> [SUPPLIED DATA]:
■ ■ ■
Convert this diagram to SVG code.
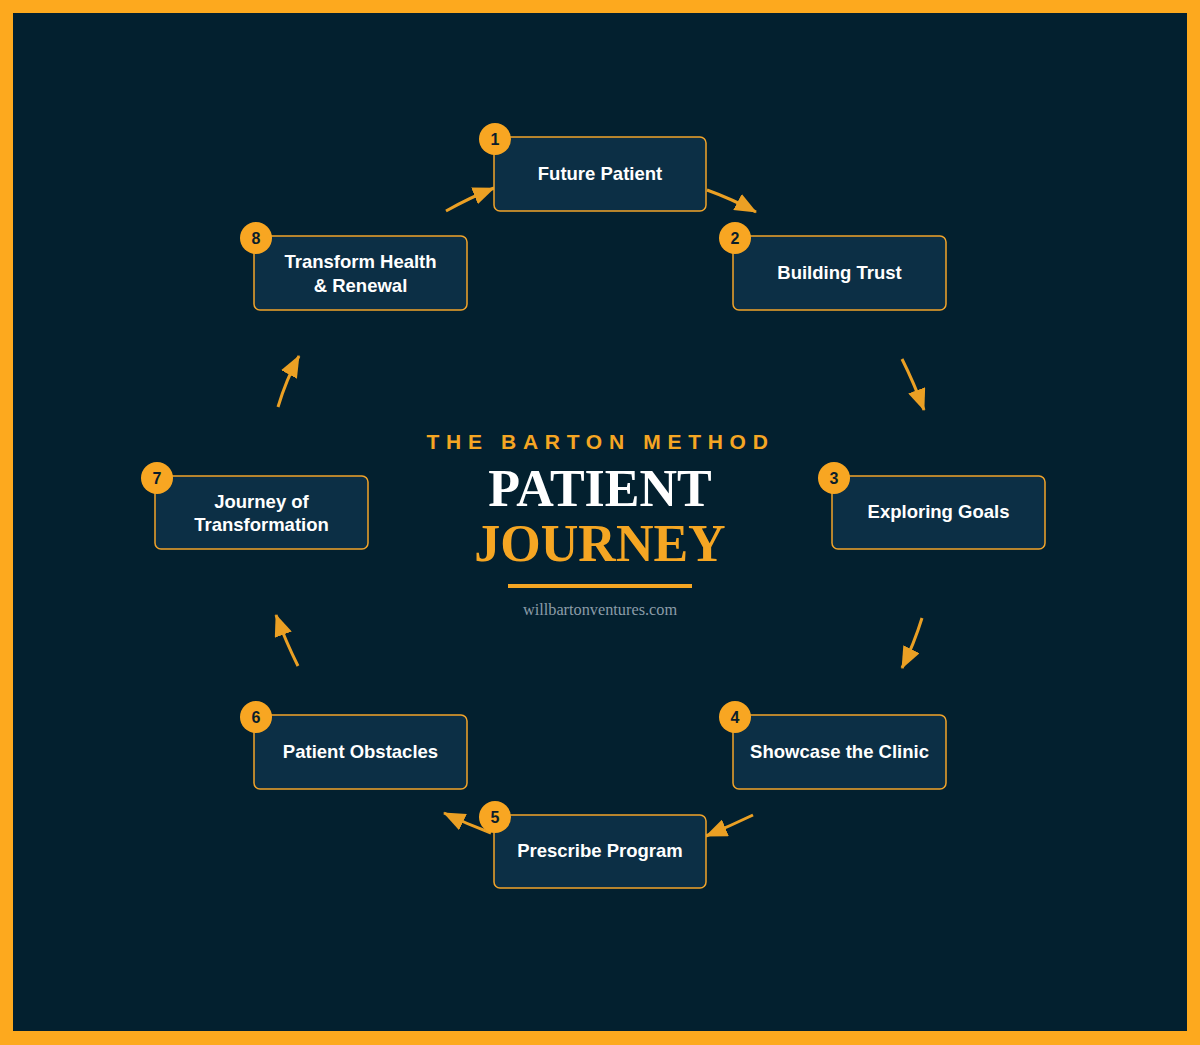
<svg xmlns="http://www.w3.org/2000/svg" width="1200" height="1045" viewBox="0 0 1200 1045">
<style>
.node rect{fill:#0C2F45;stroke:#F2A42A;stroke-width:1.5}
.badge{fill:#F8A622}
.num{font-family:"Liberation Sans",Arial,sans-serif;font-weight:bold;font-size:16px;fill:#0A1E2B;text-anchor:middle}
.lbl{font-family:"Liberation Sans",Arial,sans-serif;font-weight:bold;font-size:18.5px;fill:#FFFFFF;text-anchor:middle}
.conn path{fill:none;stroke:#EBA024;stroke-width:3;marker-end:url(#ah)}
</style>
<defs>
<marker id="ah" markerUnits="userSpaceOnUse" viewBox="0 0 22 18" markerWidth="22" markerHeight="18" refX="21" refY="9" orient="auto">
<path d="M0,0 L22,9 L0,18 z" fill="#EBA024"/>
</marker>
</defs>
<rect x="0" y="0" width="1200" height="1045" fill="#FDA91E"/>
<rect x="13" y="13" width="1174" height="1018" fill="#03202F"/>

<g id="title">
<text x="600.5" y="449" font-family="Liberation Sans,Arial,sans-serif" font-weight="bold" font-size="21" letter-spacing="6.7" fill="#F5A623" text-anchor="middle">THE BARTON METHOD</text>
<text x="600" y="506" font-family="Liberation Serif,Times New Roman,serif" font-weight="bold" font-size="52" fill="#FFFFFF" text-anchor="middle">PATIENT</text>
<text x="600" y="561" font-family="Liberation Serif,Times New Roman,serif" font-weight="bold" font-size="52" fill="#F5A623" text-anchor="middle">JOURNEY</text>
<rect x="508" y="584" width="184" height="4" fill="#F5A623"/>
<text x="600" y="615" font-family="Liberation Serif,Times New Roman,serif" font-size="16.3" fill="#8B9CA8" text-anchor="middle">willbartonventures.com</text>
</g>

<g id="connectors" class="conn">
<path d="M707,190 Q732,199 756,212"/>
<path d="M902,359 Q914,383 924,410"/>
<path d="M922,618 Q914,644 902,668"/>
<path d="M753,815 Q730,826 706,836"/>
<path d="M491,833 Q467,824 444,813"/>
<path d="M298,666 Q286,642 276,615"/>
<path d="M278,407 Q286,380 299,356"/>
<path d="M446,211 Q469,198 494,188"/>
</g>

<g id="node1" class="node">
<rect x="494" y="137" width="212" height="74" rx="6"/>
<text class="lbl" x="600" y="180">Future Patient</text>
<circle class="badge" cx="495" cy="139" r="16"/><text class="num" x="495" y="145">1</text>
</g>
<g id="node2" class="node">
<rect x="733" y="236" width="213" height="74" rx="6"/>
<text class="lbl" x="839.5" y="279">Building Trust</text>
<circle class="badge" cx="735" cy="238" r="16"/><text class="num" x="735" y="244">2</text>
</g>
<g id="node3" class="node">
<rect x="832" y="476" width="213" height="73" rx="6"/>
<text class="lbl" x="938.5" y="518">Exploring Goals</text>
<circle class="badge" cx="834" cy="478" r="16"/><text class="num" x="834" y="484">3</text>
</g>
<g id="node4" class="node">
<rect x="733" y="715" width="213" height="74" rx="6"/>
<text class="lbl" x="839.5" y="758">Showcase the Clinic</text>
<circle class="badge" cx="735" cy="717" r="16"/><text class="num" x="735" y="723">4</text>
</g>
<g id="node5" class="node">
<rect x="494" y="815" width="212" height="73" rx="6"/>
<text class="lbl" x="600" y="857">Prescribe Program</text>
<circle class="badge" cx="495" cy="817" r="16"/><text class="num" x="495" y="823">5</text>
</g>
<g id="node6" class="node">
<rect x="254" y="715" width="213" height="74" rx="6"/>
<text class="lbl" x="360.5" y="758">Patient Obstacles</text>
<circle class="badge" cx="256" cy="717" r="16"/><text class="num" x="256" y="723">6</text>
</g>
<g id="node7" class="node">
<rect x="155" y="476" width="213" height="73" rx="6"/>
<text class="lbl" x="261.5" y="508">Journey of</text>
<text class="lbl" x="261.5" y="531">Transformation</text>
<circle class="badge" cx="157" cy="478" r="16"/><text class="num" x="157" y="484">7</text>
</g>
<g id="node8" class="node">
<rect x="254" y="236" width="213" height="74" rx="6"/>
<text class="lbl" x="360.5" y="268">Transform Health</text>
<text class="lbl" x="360.5" y="292">&amp; Renewal</text>
<circle class="badge" cx="256" cy="238" r="16"/><text class="num" x="256" y="244">8</text>
</g>
</svg>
■ ■ ■
> [BRIEF]: Transcribe all of the material exactly, leaving out whatever pictures it contains.

> [EXPECTED OUTPUT]:
Convert this diagram to SVG code.
<svg xmlns="http://www.w3.org/2000/svg" width="1200" height="1045" viewBox="0 0 1200 1045">
<style>
.node rect{fill:#0C2F45;stroke:#F2A42A;stroke-width:1.5}
.badge{fill:#F8A622}
.num{font-family:"Liberation Sans",Arial,sans-serif;font-weight:bold;font-size:16px;fill:#0A1E2B;text-anchor:middle}
.lbl{font-family:"Liberation Sans",Arial,sans-serif;font-weight:bold;font-size:18.5px;fill:#FFFFFF;text-anchor:middle}
.conn path{fill:none;stroke:#EBA024;stroke-width:3;marker-end:url(#ah)}
</style>
<defs>
<marker id="ah" markerUnits="userSpaceOnUse" viewBox="0 0 22 18" markerWidth="22" markerHeight="18" refX="21" refY="9" orient="auto">
<path d="M0,0 L22,9 L0,18 z" fill="#EBA024"/>
</marker>
</defs>
<rect x="0" y="0" width="1200" height="1045" fill="#FDA91E"/>
<rect x="13" y="13" width="1174" height="1018" fill="#03202F"/>

<g id="title">
<text x="600.5" y="449" font-family="Liberation Sans,Arial,sans-serif" font-weight="bold" font-size="21" letter-spacing="6.7" fill="#F5A623" text-anchor="middle">THE BARTON METHOD</text>
<text x="600" y="506" font-family="Liberation Serif,Times New Roman,serif" font-weight="bold" font-size="52" fill="#FFFFFF" text-anchor="middle">PATIENT</text>
<text x="600" y="561" font-family="Liberation Serif,Times New Roman,serif" font-weight="bold" font-size="52" fill="#F5A623" text-anchor="middle">JOURNEY</text>
<rect x="508" y="584" width="184" height="4" fill="#F5A623"/>
<text x="600" y="615" font-family="Liberation Serif,Times New Roman,serif" font-size="16.3" fill="#8B9CA8" text-anchor="middle">willbartonventures.com</text>
</g>

<g id="connectors" class="conn">
<path d="M707,190 Q732,199 756,212"/>
<path d="M902,359 Q914,383 924,410"/>
<path d="M922,618 Q914,644 902,668"/>
<path d="M753,815 Q730,826 706,836"/>
<path d="M491,833 Q467,824 444,813"/>
<path d="M298,666 Q286,642 276,615"/>
<path d="M278,407 Q286,380 299,356"/>
<path d="M446,211 Q469,198 494,188"/>
</g>

<g id="node1" class="node">
<rect x="494" y="137" width="212" height="74" rx="6"/>
<text class="lbl" x="600" y="180">Future Patient</text>
<circle class="badge" cx="495" cy="139" r="16"/><text class="num" x="495" y="145">1</text>
</g>
<g id="node2" class="node">
<rect x="733" y="236" width="213" height="74" rx="6"/>
<text class="lbl" x="839.5" y="279">Building Trust</text>
<circle class="badge" cx="735" cy="238" r="16"/><text class="num" x="735" y="244">2</text>
</g>
<g id="node3" class="node">
<rect x="832" y="476" width="213" height="73" rx="6"/>
<text class="lbl" x="938.5" y="518">Exploring Goals</text>
<circle class="badge" cx="834" cy="478" r="16"/><text class="num" x="834" y="484">3</text>
</g>
<g id="node4" class="node">
<rect x="733" y="715" width="213" height="74" rx="6"/>
<text class="lbl" x="839.5" y="758">Showcase the Clinic</text>
<circle class="badge" cx="735" cy="717" r="16"/><text class="num" x="735" y="723">4</text>
</g>
<g id="node5" class="node">
<rect x="494" y="815" width="212" height="73" rx="6"/>
<text class="lbl" x="600" y="857">Prescribe Program</text>
<circle class="badge" cx="495" cy="817" r="16"/><text class="num" x="495" y="823">5</text>
</g>
<g id="node6" class="node">
<rect x="254" y="715" width="213" height="74" rx="6"/>
<text class="lbl" x="360.5" y="758">Patient Obstacles</text>
<circle class="badge" cx="256" cy="717" r="16"/><text class="num" x="256" y="723">6</text>
</g>
<g id="node7" class="node">
<rect x="155" y="476" width="213" height="73" rx="6"/>
<text class="lbl" x="261.5" y="508">Journey of</text>
<text class="lbl" x="261.5" y="531">Transformation</text>
<circle class="badge" cx="157" cy="478" r="16"/><text class="num" x="157" y="484">7</text>
</g>
<g id="node8" class="node">
<rect x="254" y="236" width="213" height="74" rx="6"/>
<text class="lbl" x="360.5" y="268">Transform Health</text>
<text class="lbl" x="360.5" y="292">&amp; Renewal</text>
<circle class="badge" cx="256" cy="238" r="16"/><text class="num" x="256" y="244">8</text>
</g>
</svg>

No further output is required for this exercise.